Sabtu, 3 Februari 2018 lalu Bupati Jombang, NSW, tertangkap KPK dalam OTT di stasiun Balapan Solo. Orang nomor satu di Jombang itu pun lantas menjadi bahan pemberitaan utama media massa nasional. Sabtu malam minggu pekan lalu pun menjadi malam penuh drama. Hampir semua grup WA yang saya ikuti membahas berita tersebut. Terkejut, marah, bersyukur, tertawa, dan aneka komentar pedas berhamburan menenuhi chatroom.
Sehari kemudian NSW tampil dalam jumpa pers di televisi dalam pendampingan penyidik KPK. Statusnya memang baru sebatas pada tersangka namun terlihat sifat legawa beliau dalam menyikapi kasus penangkapannya. Beliau mengakui kesalahannya dan meminta maaf kepada seluruh warga Jombang. Bukan hanya itu, NSW juga mengundurkan diri sebagai Bupati Jombang dan Ketua DPD Jawa Timur partai berlogo pohon beringin.
Beragam respons kawan-kawan guru terlontarkan dalam pertemuan rutin KKG MKI hari Senin lalu. Sebagai pemimpin, seharusnya NSW bisa menjadi teladan bagi warganya. Sebagian besar guru kecewa ketika mengetahui borok perilaku NSW diumbar ke publik. Semua aparat sipil Jombang sudah mengetahui budaya suap dan korupsi Pak Bupati. Ini sudah jadi penyakit kronis selama lima tahun masa kepemimpinannya. Sudah menjadi rahasia umum bahwa banyak posisi penting di masyarakat yang didapatkan dengan cara membeli. Ada uang, ada jabatan.
Namun, kecewa tumbuh bersama dengan harapan manakala begitu banyak politik pendidikan di Jombang akan segera berubah dengan penangkapannya. Citra baik yang telah dibangun selama ini runtuh seketika. Ada harapan baru bahwa pemimpin Jombang berikutnya akan memimpin bebas korupsi. Kekurangan masa kepemimpinan NSW adalah merebaknya praktek suap untuk membeli jabatan tertentu. Besar harapan kami korupsi dan pungli bisa diberantas.

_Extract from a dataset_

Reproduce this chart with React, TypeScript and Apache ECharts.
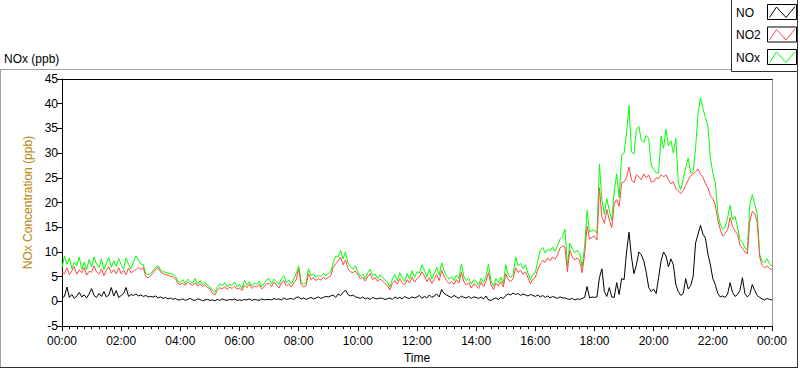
import React, { useEffect, useRef } from "react";
import * as echarts from "echarts";

const STEP_MIN = 5;
const X_TICK_LABELS = ["00:00", "02:00", "04:00", "06:00", "08:00", "10:00", "12:00", "14:00", "16:00", "18:00", "20:00", "22:00", "00:00"];
const SERIES_NAMES = ["NO", "NO2", "NOx"];
const SERIES_COLORS = ["#000000", "#ff4848", "#00ff00"];

// 5-minute values, one row per hour (00:00 ... 23:55), final value at 24:00
const NO = [
  0.7, 1.0, 2.9, 0.8, 1.4, 0.6, 1.1, 1.8, 0.9, 1.3, 0.7, 1.5,
  2.6, 1.2, 0.8, 1.6, 1.0, 2.0, 0.9, 1.3, 2.8, 1.1, 2.2, 0.8,
  1.2, 1.6, 2.8, 1.0, 1.4, 1.2, 1.5, 1.1, 1.3, 1.0, 1.2, 0.9,
  1.0, 0.9, 1.1, 0.7, 0.9, 0.6, 0.8, 0.5, 0.7, 0.4, 0.6, 0.3,
  0.3, 0.5, 0.2, 0.4, 0.6, 0.3, 0.2, 0.5, 0.4, 0.1, 0.3, 0.4,
  0.2, 0.3, 0.1, 0.4, 0.2, 0.5, 0.3, 0.2, 0.4, 0.3, 0.5, 0.2,
  0.3, 0.2, 0.4, 0.3, 0.5, 0.2, 0.4, 0.3, 0.2, 0.5, 0.3, 0.4,
  0.4, 0.3, 0.6, 0.4, 0.5, 0.3, 0.7, 0.4, 0.5, 0.6, 0.4, 0.8,
  0.9, 0.5, 0.7, 0.4, 0.6, 0.8, 0.5, 0.7, 0.9, 0.6, 0.8, 1.0,
  0.9, 1.1, 1.3, 0.8, 1.5, 1.2, 1.8, 2.3, 1.4, 1.1, 1.3, 0.9,
  0.8, 0.6, 0.9, 0.5, 0.7, 0.4, 0.8, 0.6, 0.5, 0.7, 0.6, 0.4,
  0.5, 0.7, 0.4, 0.9, 0.6, 0.8, 0.5, 1.0, 0.7, 0.6, 0.9, 0.7,
  0.9, 1.2, 0.6, 1.0, 0.7, 1.3, 0.8, 1.1, 1.5, 0.9, 2.4, 1.6,
  1.3, 1.0, 0.8, 1.2, 0.9, 0.6, 1.1, 0.8, 0.7, 1.0, 0.6, 0.9,
  0.8, 0.6, 0.9, 0.5, 1.1, 0.3, 0.2, 0.5, 0.7, 0.4, 0.8, 0.6,
  1.2, 1.5, 1.3, 1.7, 1.4, 1.6, 1.2, 1.5, 1.3, 1.1, 1.4, 1.2,
  1.0, 1.3, 0.9, 1.2, 0.8, 1.1, 0.7, 1.0, 0.8, 0.6, 0.9, 0.7,
  0.7, 0.5, 0.4, 0.6, 0.3, 0.5, 0.4, 0.6, 0.8, 3.0, 0.7, 0.9,
  0.8, 0.9, 4.8, 6.6, 2.0, 1.0, 2.8, 0.9, 0.8, 3.8, 1.4, 4.6,
  4.4, 10.0, 14.0, 9.0, 5.6, 7.4, 10.0, 9.4, 8.2, 5.8, 2.8, 2.0,
  2.5, 1.6, 4.8, 8.2, 10.0, 9.2, 7.0, 8.6, 7.4, 3.4, 2.0, 1.2,
  1.6, 4.6, 2.5, 3.2, 5.0, 11.8, 13.6, 15.4, 13.6, 12.8, 9.6, 7.4,
  4.6, 3.4, 1.6, 0.9, 1.1, 0.8, 1.5, 3.8, 1.8, 1.0, 1.4, 2.2,
  4.8, 1.6, 0.9, 1.4, 3.4, 2.2, 1.2, 0.8, 0.5, 0.3, 0.6, 0.4,
  0.3,
];

const NO2 = [
  6.0, 5.6, 6.8, 5.4, 6.2, 7.0, 5.5, 6.4, 5.8, 6.9, 5.3, 6.1,
  5.9, 7.2, 6.0, 5.5, 6.6, 5.2, 6.3, 7.0, 5.7, 6.4, 5.6, 6.8,
  5.6, 6.3, 5.4, 6.8, 5.8, 6.1, 6.4, 6.9, 6.5, 6.8, 5.0, 4.8,
  5.2, 5.8, 6.5, 6.8, 6.0, 5.6, 5.4, 5.3, 5.1, 5.0, 4.6, 3.6,
  3.4, 3.7, 3.2, 3.9, 3.5, 3.3, 3.8, 3.1, 3.6, 3.0, 3.4, 2.8,
  2.6, 1.6, 1.3, 2.2, 2.8, 2.5, 3.0, 2.4, 2.9, 2.6, 3.1, 2.5,
  2.7, 2.2, 3.3, 2.8, 3.5, 2.6, 3.1, 2.9, 3.4, 2.5, 3.0, 3.6,
  3.6, 3.0, 3.9, 3.3, 2.7, 3.8, 4.2, 3.1, 3.6, 2.9, 3.7, 4.4,
  6.5, 3.4, 2.9, 3.2, 5.6, 4.4, 4.8, 4.2, 4.6, 4.3, 4.9, 4.5,
  4.8, 5.2, 6.9, 7.6, 8.2, 9.0, 7.4, 8.4, 6.6, 6.0, 5.8, 6.2,
  5.4, 4.6, 4.9, 4.1, 5.0, 5.6, 4.4, 4.8, 4.0, 4.5, 4.2, 3.6,
  3.2, 2.3, 3.6, 4.2, 3.5, 4.6, 3.8, 3.3, 4.4, 3.7, 4.9, 3.9,
  4.6, 5.0, 6.0, 5.2, 4.0, 4.8, 3.6, 4.5, 5.4, 4.2, 6.3, 5.1,
  4.2, 3.6, 4.0, 3.4, 4.4, 3.7, 5.9, 4.0, 3.3, 3.8, 2.7, 3.5,
  3.3, 2.6, 3.9, 3.0, 4.1, 5.8, 3.4, 2.4, 3.7, 3.1, 4.0, 2.9,
  5.6, 4.4, 4.0, 4.6, 6.8, 5.9, 6.3, 5.5, 6.0, 4.8, 3.6, 4.5,
  4.8, 6.5, 7.6, 8.3, 7.9, 8.8, 8.2, 9.0, 8.5, 9.4, 10.8, 11.2,
  11.0, 6.0, 10.4, 9.0, 8.4, 8.8, 8.2, 5.8, 9.6, 15.2, 12.6, 13.0,
  13.2, 12.4, 23.0, 17.0, 15.8, 18.6, 16.5, 14.9, 19.8, 20.6, 19.2, 24.0,
  24.2, 25.0, 27.2, 24.6, 24.0, 25.6, 25.2, 24.6, 25.8, 25.0, 25.6, 24.2,
  24.2, 25.0, 24.8, 25.6, 25.2, 25.6, 24.6, 23.8, 24.2, 22.8, 22.4, 21.8,
  22.4, 23.5, 24.5, 25.5, 25.8, 26.2, 26.8, 25.8, 25.2, 23.8, 23.0, 21.4,
  20.8, 19.5, 16.5, 14.6, 13.2, 13.8, 14.5, 17.0, 15.2, 14.2, 13.6, 11.4,
  10.8, 10.0, 9.6, 16.2, 18.2, 17.8, 16.0, 9.0, 7.3, 6.8, 7.2, 6.6,
  6.4,
];

const NOX = [
  6.8, 9.2, 7.5, 8.8, 6.6, 8.0, 7.2, 9.0, 6.5, 7.9, 6.4, 8.5,
  7.0, 9.0, 7.6, 6.8, 8.6, 6.4, 7.8, 8.9, 6.9, 8.2, 7.1, 8.7,
  7.4, 6.5, 8.8, 7.5, 6.6, 8.0, 9.2, 8.4, 7.6, 7.4, 5.6, 5.4,
  5.6, 6.3, 6.9, 7.2, 6.4, 6.0, 5.9, 5.7, 5.6, 5.5, 5.1, 4.1,
  3.8, 4.4, 3.6, 4.5, 4.0, 3.7, 4.6, 3.5, 4.2, 3.4, 3.9, 3.2,
  3.0, 2.2, 1.8, 2.8, 3.6, 3.1, 3.8, 2.9, 3.5, 3.2, 3.9, 3.0,
  3.4, 2.6, 4.2, 3.3, 4.0, 3.1, 3.7, 3.4, 4.1, 3.0, 3.6, 4.4,
  4.6, 3.6, 4.5, 3.9, 3.4, 4.6, 5.2, 3.8, 4.3, 3.6, 4.5, 5.6,
  7.2, 4.0, 3.4, 3.8, 6.6, 5.2, 5.5, 4.9, 5.3, 5.0, 5.6, 5.2,
  5.6, 6.0, 7.8, 9.2, 9.0, 10.3, 8.6, 10.0, 7.8, 7.0, 6.5, 7.2,
  6.0, 5.1, 5.5, 4.6, 5.8, 6.5, 5.2, 5.6, 4.6, 5.4, 4.9, 4.3,
  3.9, 2.9, 4.5, 5.4, 4.2, 5.8, 4.7, 4.0, 5.6, 4.5, 6.2, 4.8,
  6.0, 5.8, 7.4, 6.3, 4.9, 6.6, 4.5, 5.6, 6.9, 5.3, 7.8, 6.2,
  5.1, 4.5, 5.0, 4.2, 5.3, 4.6, 7.6, 5.0, 4.2, 4.7, 3.5, 4.4,
  4.1, 3.3, 4.7, 3.8, 5.0, 7.5, 4.2, 3.1, 4.6, 3.8, 4.9, 3.6,
  7.4, 5.3, 4.8, 5.5, 9.0, 7.2, 7.7, 6.6, 7.4, 5.7, 4.4, 5.5,
  5.8, 8.2, 10.4, 10.9, 9.8, 10.6, 10.2, 11.0, 10.1, 11.2, 12.6, 13.0,
  14.6, 7.2, 11.8, 10.6, 9.8, 10.4, 9.6, 7.0, 11.2, 18.4, 14.0, 14.4,
  14.4, 13.8, 27.8, 20.5, 17.6, 20.8, 18.4, 16.4, 22.2, 25.8, 21.0, 29.6,
  30.0, 34.0, 39.6, 30.4, 29.8, 34.8, 35.4, 32.6, 32.2, 33.6, 33.0, 27.4,
  26.8, 26.0, 26.0, 33.5, 31.0, 34.8, 31.5, 32.5, 30.0, 33.0, 24.0, 22.6,
  24.8, 27.0, 29.0, 26.0, 26.2, 31.0, 38.0, 41.2, 39.0, 37.2, 35.5, 29.0,
  26.0, 24.0, 18.0, 15.6, 14.6, 15.0, 17.0, 19.4, 16.5, 17.2, 15.0, 12.5,
  12.0, 10.8, 10.5, 19.5, 21.6, 19.8, 17.6, 9.5, 8.2, 7.8, 8.6, 7.6,
  7.2,
];

const FONT = "'Liberation Sans', Arial, sans-serif";

export default function App() {
  const ref = useRef<HTMLDivElement>(null);

  useEffect(() => {
    const chart = echarts.init(ref.current!, null, { renderer: "svg" });
    const toPairs = (arr: number[]) => arr.map((v, i) => [i * STEP_MIN, v]);
    const seriesData = [NO, NO2, NOX];

    const legendItems: any[] = [];
    SERIES_NAMES.forEach((name, i) => {
      const y0 = 4.5 + i * 22.5;
      legendItems.push({
        type: "text",
        style: { x: 736, y: y0 + 8, text: name, fill: "#000", font: `12px ${FONT}`, verticalAlign: "middle" },
      });
      legendItems.push({
        type: "rect",
        shape: { x: 767.5, y: y0, width: 29, height: 15 },
        style: { fill: "#fff", stroke: "#000", lineWidth: 1 },
      });
      legendItems.push({
        type: "polyline",
        shape: { points: [[769.5, y0 + 13], [776.5, y0 + 2.5], [786, y0 + 13], [795, y0 + 2]] },
        style: { stroke: SERIES_COLORS[i], lineWidth: 1, fill: "none" },
      });
    });

    const option: any = {
      animation: false,
      backgroundColor: "#ffffff",
      textStyle: { fontFamily: FONT },
      grid: { left: 62, right: 28, top: 79, bottom: 40, containLabel: false },
      xAxis: [
        {
          type: "value",
          min: 0,
          max: 1440,
          interval: 120,
          position: "bottom",
          name: "Time",
          nameLocation: "middle",
          nameGap: 25,
          nameTextStyle: { color: "#000", fontSize: 12, fontFamily: FONT },
          axisLine: { show: true, onZero: false, lineStyle: { color: "#000", width: 1 } },
          axisTick: { show: true, length: 5, lineStyle: { color: "#000" } },
          minorTick: { show: true, splitNumber: 8, length: 3, lineStyle: { color: "#000" } },
          axisLabel: {
            color: "#000",
            fontSize: 12,
            fontFamily: FONT,
            margin: 9,
            formatter: (v: number) => X_TICK_LABELS[Math.round(v / 120)] ?? "",
          },
          splitLine: { show: false },
          minorSplitLine: { show: false },
        },
        {
          type: "value",
          min: 0,
          max: 1440,
          position: "top",
          axisLine: { show: true, onZero: false, lineStyle: { color: "#000", width: 1 } },
          axisTick: { show: false },
          axisLabel: { show: false },
          splitLine: { show: false },
        },
      ],
      yAxis: [
        {
          type: "value",
          min: -5,
          max: 45,
          interval: 5,
          position: "left",
          name: "NOx Concentration (ppb)",
          nameLocation: "middle",
          nameGap: 24,
          nameTextStyle: { color: "#b8860b", fontSize: 12, fontFamily: FONT },
          axisLine: { show: true, onZero: false, lineStyle: { color: "#000", width: 1 } },
          axisTick: { show: true, length: 5, lineStyle: { color: "#000" } },
          axisLabel: { color: "#000", fontSize: 12, fontFamily: FONT, margin: 4 },
          splitLine: { show: false },
        },
        {
          type: "value",
          min: -5,
          max: 45,
          position: "right",
          axisLine: { show: true, onZero: false, lineStyle: { color: "#9a9a9a", width: 1 } },
          axisTick: { show: false },
          axisLabel: { show: false },
          splitLine: { show: false },
        },
      ],
      series: [2, 1, 0].map((i) => ({
        name: SERIES_NAMES[i],
        type: "line",
        data: toPairs(seriesData[i]),
        showSymbol: false,
        symbol: "none",
        silent: true,
        lineStyle: { color: SERIES_COLORS[i], width: 1 },
        itemStyle: { color: SERIES_COLORS[i] },
      })),
      graphic: [
        { type: "line", shape: { x1: 0, y1: 69.5, x2: 731, y2: 69.5 }, style: { stroke: "#a0a0a0", lineWidth: 1 } },
        { type: "line", shape: { x1: 0.5, y1: 69.5, x2: 0.5, y2: 368 }, style: { stroke: "#a0a0a0", lineWidth: 1 } },
        { type: "line", shape: { x1: 0, y1: 367.5, x2: 798, y2: 367.5 }, style: { stroke: "#303030", lineWidth: 1 } },
        { type: "line", shape: { x1: 797.5, y1: 71, x2: 797.5, y2: 368 }, style: { stroke: "#303030", lineWidth: 1 } },
        {
          type: "text",
          style: { x: 4, y: 59, text: "NOx (ppb)", fill: "#000", font: `12px ${FONT}`, verticalAlign: "middle" },
        },
        {
          type: "rect",
          shape: { x: 731.5, y: -1, width: 66, height: 72.5 },
          style: { fill: "#fff", stroke: "#303030", lineWidth: 1 },
        },
        ...legendItems,
      ],
    };

    chart.setOption(option);
    return () => chart.dispose();
  }, []);

  return (
    <div
      ref={ref}
      style={{ position: "fixed", left: 0, top: 0, width: 800, height: 369, background: "#fff" }}
    />
  );
}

Terkait dengan pencalonan beliau sebagai bakal calon dalam Pilkada Bupati, banyak pihak yang menyayangkan kejadian ini. Reputasi NSW bisa dipastikan turun mengingat pengakuan beliau yang terang-terangan menerima dana bermasalah. Sebagian kalangan mengaku salut atas keberanian dan kejujurannya dalam mengakui tipikor. Namun itu tidak cukup menjadi alasan bagi warga untuk memilihnya kedua kali pada 27 Juni 2018 nanti. Mari kita saksikan kelanjutan drama politik negeri ini.